- _DESCRIPTION OF THE TASK_
Find every line in the records below that contains the word "this", and copy each such line.

[Records with drawing code]
BEGIN
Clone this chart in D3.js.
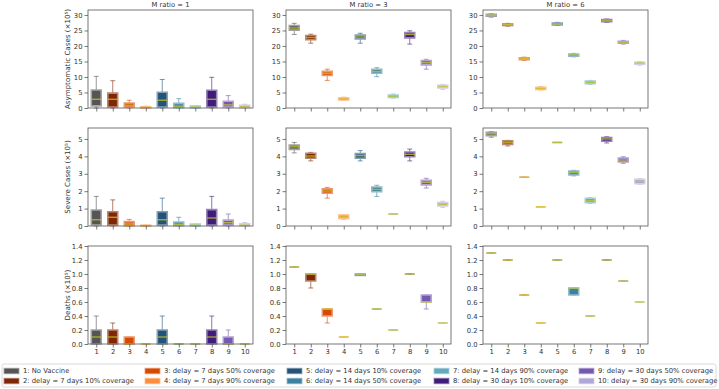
<!DOCTYPE html>
<html>
<head>
<meta charset="utf-8">
<script src="https://cdn.jsdelivr.net/npm/d3@7"></script>
<style>
  body { margin: 0; background: #fff; }
  text { font-family: "DejaVu Sans", sans-serif; fill: #333; }
</style>
</head>
<body>
<div id="chart"></div>
<script>
// scenario labels + colours
const scenarios = [
  "1: No Vaccine",
  "2: delay = 7 days 10% coverage",
  "3: delay = 7 days 50% coverage",
  "4: delay = 7 days 90% coverage",
  "5: delay = 14 days 10% coverage",
  "6: delay = 14 days 50% coverage",
  "7: delay = 14 days 90% coverage",
  "8: delay = 30 days 10% coverage",
  "9: delay = 30 days 50% coverage",
  "10: delay = 30 days 90% coverage"
];
const colors = ["#555555", "#7f2704", "#d94801", "#fd8d3c", "#245378",
                "#3b82a0", "#62aabc", "#3f1c7a", "#7459b0", "#b0a6d8"];

const mRatios = [1, 3, 6];
const xTicks = [1, 2, 3, 4, 5, 6, 7, 8, 9, 10];

// each box: [min, q1, median, q3, max]
const asymM1 = [[0, 0.7, 2.8, 5.8, 10.2], [0, 0.3, 2.8, 4.8, 8.8], [0, 0.3, 0.9, 1.6, 2.5],
  [0, 0, 0.2, 0.4, 0.6], [0, 0.3, 2.5, 5.1, 9.2], [0, 0.1, 0.6, 1.5, 3.0], [0, 0, 0.3, 0.6, 0.7],
  [0, 0.3, 2.8, 5.7, 9.9], [0, 0.3, 1.0, 2.2, 4.0], [0, 0.1, 0.5, 0.9, 1.2]];
const asymM3 = [[23.7, 25.1, 25.8, 26.6, 27.3], [20.9, 22.0, 22.7, 23.4, 23.8], [8.9, 10.5, 11.2, 11.8, 12.5],
  [2.5, 2.6, 2.9, 3.3, 3.5], [20.9, 22.3, 22.9, 23.5, 24.1], [10.1, 11.2, 11.8, 12.5, 13.0],
  [3.2, 3.4, 3.8, 4.2, 4.5], [20.6, 22.6, 23.7, 24.3, 24.9], [12.5, 13.9, 14.6, 15.3, 15.7],
  [6.0, 6.5, 6.9, 7.3, 7.6]];
const asymM6 = [[29.3, 29.6, 29.9, 30.2, 30.4], [26.4, 26.6, 26.9, 27.1, 27.3], [15.3, 15.6, 15.9, 16.2, 16.4],
  [5.8, 6.0, 6.3, 6.7, 6.9], [26.6, 26.8, 27.1, 27.4, 27.6], [16.5, 16.7, 17.1, 17.4, 17.6],
  [7.6, 7.8, 8.3, 8.7, 8.9], [27.6, 27.8, 28.2, 28.5, 28.7], [20.6, 20.9, 21.2, 21.5, 21.8],
  [13.8, 14.1, 14.5, 14.7, 15.0]];

const sevM1 = [[0, 0.06, 0.36, 0.92, 1.7], [0, 0.05, 0.5, 0.82, 1.5], [0, 0.02, 0.12, 0.25, 0.38],
  [0, 0, 0.02, 0.05, 0.05], [0, 0.05, 0.36, 0.82, 1.6], [0, 0.02, 0.1, 0.23, 0.5], [0, 0, 0.05, 0.11, 0.11],
  [0, 0.05, 0.46, 0.94, 1.7], [0, 0.05, 0.19, 0.34, 0.69], [0, 0.02, 0.05, 0.12, 0.2]];
const sevM3 = [[4.2, 4.4, 4.55, 4.65, 4.8], [3.74, 3.89, 4.02, 4.18, 4.23], [1.6, 1.88, 2.01, 2.13, 2.22],
  [0.38, 0.44, 0.56, 0.63, 0.65], [3.74, 3.89, 4.04, 4.16, 4.33], [1.7, 1.97, 2.1, 2.24, 2.34],
  [0.69, 0.69, 0.69, 0.69, 0.69], [3.74, 3.98, 4.12, 4.25, 4.42], [2.18, 2.36, 2.51, 2.62, 2.74],
  [1.07, 1.15, 1.25, 1.34, 1.42]];
const sevM6 = [[5.1, 5.19, 5.3, 5.38, 5.42], [4.6, 4.69, 4.79, 4.89, 4.92], [2.8, 2.8, 2.8, 2.8, 2.8],
  [1.1, 1.1, 1.1, 1.1, 1.1], [4.8, 4.8, 4.8, 4.8, 4.8], [2.88, 2.93, 3.07, 3.16, 3.2],
  [1.3, 1.34, 1.46, 1.59, 1.63], [4.77, 4.87, 5.0, 5.08, 5.13], [3.6, 3.68, 3.79, 3.91, 3.98],
  [2.4, 2.43, 2.57, 2.68, 2.72]];

const deathM1 = [[0, 0, 0.1, 0.2, 0.4], [0, 0, 0.1, 0.2, 0.3], [0, 0, 0, 0.1, 0.1], [0, 0, 0, 0, 0],
  [0, 0, 0.1, 0.2, 0.4], [0, 0, 0, 0, 0], [0, 0, 0, 0, 0], [0, 0, 0.1, 0.2, 0.4],
  [0, 0, 0, 0.1, 0.2], [0, 0, 0, 0, 0]];
const deathM3 = [[1.1, 1.1, 1.1, 1.1, 1.1], [0.8, 0.9, 1.0, 1.0, 1.0], [0.3, 0.4, 0.5, 0.5, 0.5],
  [0.1, 0.1, 0.1, 0.1, 0.1], [0.98, 0.98, 1.0, 1.0, 1.0], [0.5, 0.5, 0.5, 0.5, 0.5],
  [0.2, 0.2, 0.2, 0.2, 0.2], [1.0, 1.0, 1.0, 1.0, 1.0], [0.5, 0.6, 0.6, 0.7, 0.7],
  [0.3, 0.3, 0.3, 0.3, 0.3]];
const deathM6 = [[1.3, 1.3, 1.3, 1.3, 1.3], [1.2, 1.2, 1.2, 1.2, 1.2], [0.7, 0.7, 0.7, 0.7, 0.7],
  [0.3, 0.3, 0.3, 0.3, 0.3], [1.2, 1.2, 1.2, 1.2, 1.2], [0.7, 0.7, 0.8, 0.8, 0.8],
  [0.4, 0.4, 0.4, 0.4, 0.4], [1.2, 1.2, 1.2, 1.2, 1.2], [0.9, 0.9, 0.9, 0.9, 0.9],
  [0.6, 0.6, 0.6, 0.6, 0.6]];

const rows = [
  { label: "Asymptomatic Cases (×10⁵)", max: 31.6, ticks: [0, 5, 10, 15, 20, 25, 30], fmt: d3.format("d"),
    data: [asymM1, asymM3, asymM6] },
  { label: "Severe Cases (×10⁵)", max: 5.63, ticks: [0, 1, 2, 3, 4, 5], fmt: d3.format("d"),
    data: [sevM1, sevM3, sevM6] },
  { label: "Deaths (×10⁵)", max: 1.4, ticks: [0, 0.2, 0.4, 0.6, 0.8, 1.0, 1.2, 1.4], fmt: d3.format(".1f"),
    data: [deathM1, deathM3, deathM6] }
];

// layout
const W = 719, H = 389;
const colX = [88, 286, 483], panelW = 165;
const rowY = [10, 128, 246], panelH = 98;
const fs = 6.8;

const svg = d3.select("#chart").append("svg")
  .attr("width", W).attr("height", H);

const x = d3.scaleLinear().domain([0.5, 10.5]).range([0, panelW]);
const boxW = x(1.6) - x(1);

rows.forEach((row, ri) => {
  const y = d3.scaleLinear().domain([0, row.max]).range([panelH, 0]);

  svg.append("text")
    .attr("transform", `translate(68.5, ${rowY[ri] + panelH / 2}) rotate(-90)`)
    .attr("text-anchor", "middle")
    .attr("dominant-baseline", "middle")
    .attr("font-size", fs + 0.3)
    .text(row.label);

  mRatios.forEach((m, ci) => {
    const g = svg.append("g").attr("transform", `translate(${colX[ci]}, ${rowY[ri]})`);

    if (ri === 0) {
      g.append("text")
        .attr("x", panelW / 2).attr("y", -5)
        .attr("text-anchor", "middle")
        .attr("dominant-baseline", "middle")
        .attr("font-size", fs)
        .text("M ratio = " + m);
    }

    // boxes
    const boxes = g.selectAll("g.box").data(row.data[ci]).enter()
      .append("g").attr("class", "box");

    boxes.each(function (d, i) {
      const b = d3.select(this);
      const cx = x(i + 1), col = colors[i];
      const light = d3.interpolateRgb(col, "#ffffff")(0.45);
      // whiskers
      [[d[0], d[1]], [d[3], d[4]]].forEach(([a, c]) => {
        b.append("line")
          .attr("x1", cx).attr("x2", cx)
          .attr("y1", y(a)).attr("y2", y(c))
          .attr("stroke", col).attr("stroke-opacity", 0.6).attr("stroke-width", 1);
      });
      [d[0], d[4]].forEach(v => {
        b.append("line")
          .attr("x1", cx - boxW / 4).attr("x2", cx + boxW / 4)
          .attr("y1", y(v)).attr("y2", y(v))
          .attr("stroke", col).attr("stroke-opacity", 0.6).attr("stroke-width", 1);
      });
      // box as path so flat boxes still show
      const x0 = cx - boxW / 2, x1 = cx + boxW / 2;
      b.append("path")
        .attr("d", `M${x0},${y(d[1])}H${x1}V${y(d[3])}H${x0}Z`)
        .attr("fill", col)
        .attr("stroke", light).attr("stroke-width", 1.6);
      // median
      b.append("line")
        .attr("x1", x0).attr("x2", x1)
        .attr("y1", y(d[2])).attr("y2", y(d[2]))
        .attr("stroke", "#c8c820").attr("stroke-opacity", 0.75).attr("stroke-width", 1.4);
    });

    // axes
    const yAxis = d3.axisLeft(y).tickValues(row.ticks).tickFormat(row.fmt)
      .tickSize(3.5).tickPadding(2);
    const ya = g.append("g").call(yAxis);
    const xAxis = d3.axisBottom(x).tickValues(xTicks)
      .tickFormat(ri === 2 ? d3.format("d") : "").tickSize(3.5).tickPadding(2);
    const xa = g.append("g").attr("transform", `translate(0, ${panelH})`).call(xAxis);
    [ya, xa].forEach(a => {
      a.select(".domain").remove();
      a.selectAll("line").attr("stroke", "#555").attr("stroke-width", 0.8);
      a.selectAll("text").attr("font-size", fs).attr("font-family", "DejaVu Sans").attr("fill", "#333");
    });

    g.append("rect")
      .attr("width", panelW).attr("height", panelH)
      .attr("fill", "none").attr("stroke", "#555").attr("stroke-width", 0.8);
  });
});

// legend
const legX = [4, 145, 287, 434, 579];
const legRowY = [371, 381];
svg.append("rect")
  .attr("x", 2).attr("y", 364).attr("width", 714).attr("height", 23)
  .attr("rx", 2).attr("fill", "#fff").attr("stroke", "#d0d0d0").attr("stroke-width", 0.8);

scenarios.forEach((s, i) => {
  const lx = legX[Math.floor(i / 2)], ly = legRowY[i % 2];
  svg.append("rect")
    .attr("x", lx).attr("y", ly - 2.8).attr("width", 15).attr("height", 5.6)
    .attr("fill", colors[i])
    .attr("stroke", d3.interpolateRgb(colors[i], "#ffffff")(0.45)).attr("stroke-width", 0.8);
  svg.append("text")
    .attr("x", lx + 19).attr("y", ly)
    .attr("dominant-baseline", "middle")
    .attr("font-size", fs)
    .text(s);
});
</script>
</body>
</html>
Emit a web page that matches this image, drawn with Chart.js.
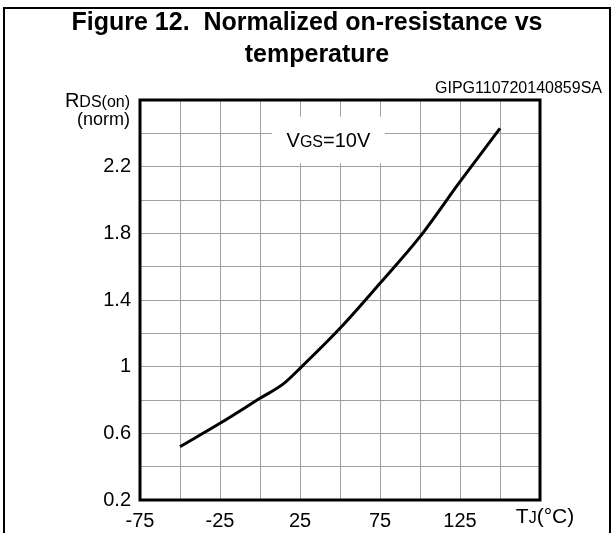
<!DOCTYPE html>
<html>
<head>
<meta charset="utf-8">
<script src="https://cdn.jsdelivr.net/npm/chart.js@4/dist/chart.umd.min.js"></script>
<style>
  html, body { margin: 0; padding: 0; background: #fff; }
  #wrap { width: 614px; height: 533px; position: relative; }
</style>
</head>
<body>
<div id="wrap"><canvas id="grafica"></canvas></div>
<script>
const FUENTE = '"Liberation Sans", Arial, sans-serif'
const TITULO = ['Figure 12.  Normalized on-resistance vs', 'temperature']
const CODIGO = 'GIPG110720140859SA'

// datos
const temperaturas = [-50, -25, 0, 15, 25, 50, 75, 100, 125, 150]
const rdsNorm = [0.52, 0.66, 0.81, 0.90, 0.99, 1.23, 1.50, 1.78, 2.11, 2.43]
const ticksX = [-75, -25, 25, 75, 125]
const ticksY = [0.2, 0.6, 1, 1.4, 1.8, 2.2]

// texto con subindice: [texto, tamaño]
function textoMixto(ctx, partes, x, y) {
  partes.forEach(([t, tam]) => {
    ctx.font = tam + 'px ' + FUENTE
    ctx.fillText(t, x, y)
    x += ctx.measureText(t).width
  })
}
function anchoMixto(ctx, partes) {
  let w = 0
  partes.forEach(([t, tam]) => {
    ctx.font = tam + 'px ' + FUENTE
    w += ctx.measureText(t).width
  })
  return w
}

const extras = {
  id: 'extras',
  beforeDraw(chart) {
    const ctx = chart.ctx
    ctx.save()
    ctx.fillStyle = '#fff'
    ctx.fillRect(0, 0, chart.width, chart.height)
    ctx.restore()
  },
  afterDatasetsDraw(chart) {
    const ctx = chart.ctx
    const area = chart.chartArea
    const x = chart.scales.x
    const y = chart.scales.y
    ctx.save()

    // marco del area
    ctx.strokeStyle = '#000'
    ctx.lineWidth = 3
    ctx.strokeRect(area.left, area.top, area.right - area.left, area.bottom - area.top)

    // marco de la figura
    ctx.lineWidth = 2
    ctx.beginPath()
    ctx.moveTo(4, chart.height)
    ctx.lineTo(4, 8)
    ctx.lineTo(610, 8)
    ctx.lineTo(610, chart.height)
    ctx.stroke()

    // titulo
    ctx.fillStyle = '#000'
    ctx.textAlign = 'center'
    ctx.textBaseline = 'alphabetic'
    ctx.font = 'bold 25px ' + FUENTE
    ctx.fillText(TITULO[0], 307, 30)
    ctx.fillText(TITULO[1], 317, 62)

    ctx.textAlign = 'right'
    ctx.font = '16px ' + FUENTE
    ctx.fillText(CODIGO, 602, 93)

    // etiqueta eje y
    ctx.textAlign = 'left'
    const ety = [['R', 20], ['DS(on)', 16]]
    textoMixto(ctx, ety, area.left - 10 - anchoMixto(ctx, ety), 107)
    ctx.textAlign = 'right'
    ctx.font = '18px ' + FUENTE
    ctx.fillText('(norm)', area.left - 10, 125)

    // etiqueta eje x
    ctx.textAlign = 'left'
    const etx = [['T', 21], ['J', 16], ['(°C)', 21]]
    textoMixto(ctx, etx, x.getPixelForValue(175) + 5 - anchoMixto(ctx, etx) / 2, 523)

    // anotacion VGS
    const bx0 = x.getPixelForValue(7.5), bx1 = x.getPixelForValue(78)
    const by0 = y.getPixelForValue(2.5), by1 = y.getPixelForValue(2.22)
    ctx.fillStyle = '#fff'
    ctx.fillRect(bx0, by0, bx1 - bx0, by1 - by0)
    ctx.fillStyle = '#000'
    const vgs = [['V', 20], ['GS', 16], ['=10V', 20]]
    textoMixto(ctx, vgs, (bx0 + bx1) / 2 - anchoMixto(ctx, vgs) / 2, y.getPixelForValue(2.36) + 7)

    ctx.restore()
  }
}

new Chart(document.getElementById('grafica'), {
  type: 'line',
  data: {
    datasets: [{
      data: temperaturas.map((t, i) => ({ x: t, y: rdsNorm[i] })),
      borderColor: '#000',
      borderWidth: 3,
      pointRadius: 0,
      fill: false,
      cubicInterpolationMode: 'monotone'
    }]
  },
  options: {
    responsive: true,
    maintainAspectRatio: false,
    animation: false,
    layout: { padding: { left: 0, top: 100, right: 74, bottom: 0 } },
    plugins: { legend: { display: false }, tooltip: { enabled: false } },
    scales: {
      x: {
        type: 'linear',
        min: -75,
        max: 175,
        afterFit(scale) { scale.height = 33 },
        grid: { color: '#a0a0a0', lineWidth: 1, drawTicks: false },
        border: { display: false },
        ticks: {
          stepSize: 25,
          padding: 9,
          maxRotation: 0,
          autoSkip: false,
          color: '#000',
          font: { family: FUENTE, size: 20 },
          callback: v => ticksX.includes(v) ? String(v) : ''
        }
      },
      y: {
        min: 0.2,
        max: 2.6,
        afterFit(scale) { scale.width = 140 },
        grid: { color: '#a0a0a0', lineWidth: 1, drawTicks: false },
        border: { display: false },
        ticks: {
          stepSize: 0.2,
          padding: 9,
          autoSkip: false,
          color: '#000',
          font: { family: FUENTE, size: 20 },
          callback: v => {
            const r = Math.round(v * 10) / 10
            return ticksY.includes(r) ? String(r) : ''
          }
        }
      }
    }
  },
  plugins: [extras]
})
</script>
</body>
</html>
END
- _SOLUTION TO THE EXERCISE_
Clone this chart in D3.js.
      const b = d3.select(this);
Emit a web page that matches this image, drawn with Chart.js.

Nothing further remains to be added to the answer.